Castle looked even more concerned than a moment earlier, if such was possible. “Who’s this?”
“Doctor Foster,” the man introduced himself vaguely, shaking hands with Castle and then Howser.
“From Gloucester?” Castle asked.
“Oh dear me,” Foster said dryly, “never heard that one before.”
“Doctor,” Howser said seriously, “we have a situation here, as you well know. What can you tell us about the perp?”
“Richard? Ah, I was afraid something like this would happen, I really was.”
“Who is he?” Howser said. “What can we use against him?”
“His name is Richard Starke, I’ve been treating him, or at least trying to. I first met him when he was brought to me by his uncle, Peter Starke. Richard was diagnosed with obsessive-compulsive disorder and was responding well to treatment.”
“And that’s bad?” Castle asked.
“Not by itself, no. Nor uncommon.”
 
; “So it doesn’t make people turn psycho?”
Foster winced. “It’s words and attitudes like that which makes it so difficult to get people to take mental illness seriously.”
“I think we have an issue here, doctor,” Howser said. “What’s wrong with Starke?”
“More than just the OCD. He also suffers from schizoaffective disorder.”
“Pretend I have no idea what you’re talking about. Is this the disorder that turns him into a psycho?”
“Richard Starke,” Foster said sternly, “is ill. He is not a psycho.”
“Great, fine. So, he was responding well to treatment. What happened next?”
“A series of events which tore him apart,” Foster said. “His uncle died, that was the first thing that happened to him.”
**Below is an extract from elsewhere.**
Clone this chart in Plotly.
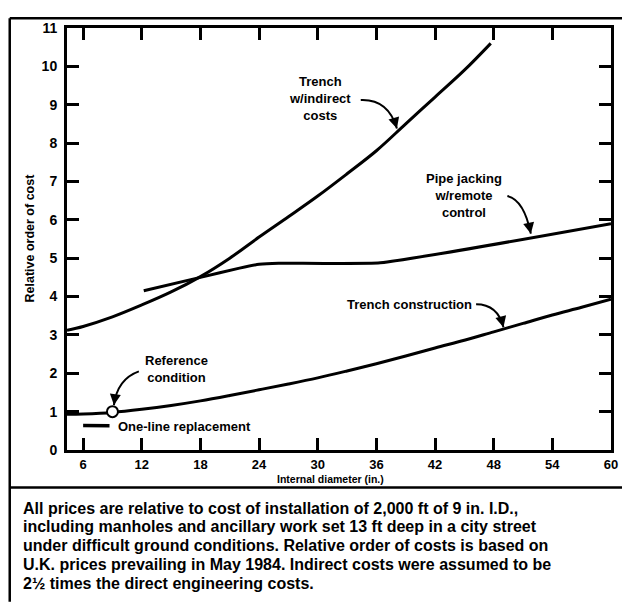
import plotly.graph_objects as go

# ---------------- data ----------------
trench_indirect_x = [4.35, 6, 9, 12, 15, 18, 21, 24, 27, 30, 33, 36, 39, 42, 45, 47.7]
trench_indirect_y = [3.12, 3.22, 3.47, 3.78, 4.12, 4.52, 5.0, 5.55, 6.08, 6.62, 7.2, 7.8, 8.5, 9.2, 9.9, 10.6]

pipe_jacking_x = [12.2, 18, 22, 24, 26, 36.4, 60]
pipe_jacking_y = [4.15, 4.5, 4.74, 4.84, 4.87, 4.88, 5.9]

trench_constr_x = [4.35, 6, 9, 12, 15, 18, 21, 24, 27, 30, 33, 36, 39, 42, 45, 48, 51, 54, 57, 60]
trench_constr_y = [0.93, 0.94, 0.98, 1.06, 1.16, 1.28, 1.42, 1.57, 1.72, 1.88, 2.06, 2.25, 2.45, 2.66, 2.86, 3.08, 3.3, 3.52, 3.72, 3.93]

one_line_x = [6.0, 8.7]
one_line_y = [0.64, 0.63]

reference_x = [9]
reference_y = [1.0]

x_ticks = [6, 12, 18, 24, 30, 36, 42, 48, 54, 60]
y_ticks = list(range(0, 12))

caption_lines = [
    "All prices are relative to cost of installation of 2,000 ft of 9 in. I.D.,",
    "including manholes and ancillary work set 13 ft deep in a city street",
    "under difficult ground conditions. Relative order of costs is based on",
    "U.K. prices prevailing in May 1984. Indirect costs were assumed to be",
    "2½ times the direct engineering costs.",
]

# ---------------- layout geometry ----------------
# page body has an 8px margin, so figure coordinates are shifted by 8px
OFF = 8
W, H = 630 - OFF, 604 - OFF
PL, PR, PT, PB = 67 - OFF, 618 - OFF, 22 - OFF, 450 - OFF


def pxx(px):
    """page x pixel -> paper coordinate"""
    return (px - OFF - PL) / (PR - PL)


def pxy(py):
    """page y pixel -> paper coordinate"""
    return (PB - (py - OFF)) / (PB - PT)


FONT = "Liberation Sans"

fig = go.Figure()

fig.add_trace(go.Scatter(x=trench_indirect_x, y=trench_indirect_y, mode="lines",
                         line=dict(color="black", width=3, shape="spline"), hoverinfo="skip"))
fig.add_trace(go.Scatter(x=pipe_jacking_x, y=pipe_jacking_y, mode="lines",
                         line=dict(color="black", width=3, shape="spline", smoothing=0.4), hoverinfo="skip"))
fig.add_trace(go.Scatter(x=trench_constr_x, y=trench_constr_y, mode="lines",
                         line=dict(color="black", width=3, shape="spline"), hoverinfo="skip"))
fig.add_trace(go.Scatter(x=one_line_x, y=one_line_y, mode="lines",
                         line=dict(color="black", width=3.5), hoverinfo="skip"))
fig.add_trace(go.Scatter(x=reference_x, y=reference_y, mode="markers",
                         marker=dict(symbol="circle", size=11, color="white",
                                     line=dict(color="black", width=2)), hoverinfo="skip"))

# curved leader arrows (quadratic bezier paths in data coords)
leaders = [
    ((34.4, 9.12), (37.2, 9.15), (38.1, 8.38)),
    ((49.4, 6.62), (51.1, 6.52), (51.8, 5.64)),
    ((46.2, 3.80), (48.4, 3.80), (49.0, 3.20)),
    ((11.7, 2.05), (9.5, 1.85), (9.15, 1.17)),
]
annotations = []
for (sx, sy), (cx, cy), (ex, ey) in leaders:
    fig.add_shape(type="path", xref="x", yref="y",
                  path=f"M {sx},{sy} Q {cx},{cy} {ex},{ey}",
                  line=dict(color="black", width=2))
    annotations.append(dict(x=ex, y=ey, ax=ex - (ex - cx) * 0.35, ay=ey - (ey - cy) * 0.35,
                            xref="x", yref="y", axref="x", ayref="y", text="",
                            showarrow=True, arrowhead=2, arrowsize=1.1, arrowwidth=2,
                            arrowcolor="black"))

lab_font = dict(family=FONT, size=13, color="black", weight=700)
annotations += [
    dict(x=30.2, y=9.16, text="Trench<br>w/indirect<br>costs", showarrow=False,
         xref="x", yref="y", font=lab_font, align="center", xanchor="center", yanchor="middle"),
    dict(x=45.0, y=6.64, text="Pipe jacking<br>w/remote<br>control", showarrow=False,
         xref="x", yref="y", font=lab_font, align="center", xanchor="center", yanchor="middle"),
    dict(x=46.0, y=3.80, text="Trench construction", showarrow=False, xanchor="right",
         yanchor="middle", xref="x", yref="y", font=lab_font),
    dict(x=15.5, y=2.12, text="Reference<br>condition", showarrow=False,
         xref="x", yref="y", font=lab_font, align="center", xanchor="center", yanchor="middle"),
    dict(x=9.4, y=0.60, text="One-line replacement", showarrow=False, xanchor="left",
         yanchor="middle", xref="x", yref="y", font=lab_font),
]

# axis titles
annotations.append(dict(x=pxx(30), y=pxy(235), xref="paper", yref="paper",
                        xanchor="center", yanchor="middle",
                        text="Relative order of cost", textangle=-90, showarrow=False,
                        font=dict(family=FONT, size=12.5, color="black", weight=700)))
annotations.append(dict(x=pxx(334), y=pxy(479), xref="paper", yref="paper",
                        xanchor="center", yanchor="middle",
                        text="Internal diameter (in.)", showarrow=False,
                        font=dict(family=FONT, size=10.5, color="black", weight=700)))

# caption
cap_y = [509, 528, 547, 566, 585]
for txt, cy in zip(caption_lines, cap_y):
    annotations.append(dict(x=pxx(20), y=pxy(cy), xref="paper", yref="paper",
                            xanchor="left", yanchor="middle", text=txt, showarrow=False,
                            font=dict(family=FONT, size=16, color="black", weight=700)))

# outer frame lines (page pixel coordinates)
frame = [
    (9, 12, 630, 12),
    (9, 12, 9, 604),
    (9, 488, 630, 488),
]
for x0, y0, x1, y1 in frame:
    fig.add_shape(type="line", xref="paper", yref="paper",
                  x0=pxx(x0), y0=pxy(y0), x1=pxx(x1), y1=pxy(y1),
                  line=dict(color="black", width=2.5))

fig.update_layout(
    width=W, height=H,
    margin=dict(l=PL, r=W - PR, t=PT, b=H - PB, pad=0),
    paper_bgcolor="white", plot_bgcolor="white",
    showlegend=False,
    annotations=annotations,
    xaxis=dict(range=[4.35, 60], tickvals=x_ticks, ticktext=[str(v) for v in x_ticks],
               ticks="inside", ticklen=12, tickwidth=2.5, tickcolor="black",
               showline=True, linewidth=3, linecolor="black", mirror="allticks",
               showgrid=False, zeroline=False,
               tickfont=dict(family=FONT, size=13, color="black", weight=700),
               ticklabelstandoff=0),
    yaxis=dict(range=[0, 11], tickvals=y_ticks, ticktext=[str(v) for v in y_ticks],
               ticks="inside", ticklen=12, tickwidth=2.5, tickcolor="black",
               showline=True, linewidth=3, linecolor="black", mirror="allticks",
               showgrid=False, zeroline=False,
               tickfont=dict(family=FONT, size=14, color="black", weight=700),
               ticklabelstandoff=4),
)

fig.write_html("out.html")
“So his illness progressed?” Howser guessed.
“Not progressed, no. But further problems arose, the trauma brought about dementia. His mind simply couldn’t cope with the compounded problems popping up inside his thoughts. Without Peter, Richard was lost. They ran a bookshop together, and Richard retreated more and more to it. That was where his problems got worse. He began to believe the books were real, began to enact fantasies based upon certain sections of the shop. Reality was so bad for him his brain suggested it was the books which were the true reality. He didn’t need much of a push to believe it. He even convinced himself his uncle was still alive and had moved to New Zealand. The last few times I spoke with Richard, he thought I was his uncle.”
“And what’s he doing here?” Castle asked.
“Richard lived with a woman named Elizabeth Henderson. You see, Richard had money. Or, I should say, Peter did. When Peter died, that fortune transferred to Richard. Liz went out with Richard for two years, Peter died about a year and a half into that. Once he was dead, she wasted no time and bled the poor man dry. He didn’t even know it either, convinced himself the mob was after him and had taken all his money. Then, when she had everything she wanted from him, Elizabeth up and left him.”
“She’s in there now,” Castle said. “So he wants her? Wants some payback?”
But the doctor shook his head. “Richard believes you people took her from him. He thinks because she came here not long after leaving him, you must have had something to do with it. I think he may blame your host, Jack Corsac. He does seem insanely jealous of the man.”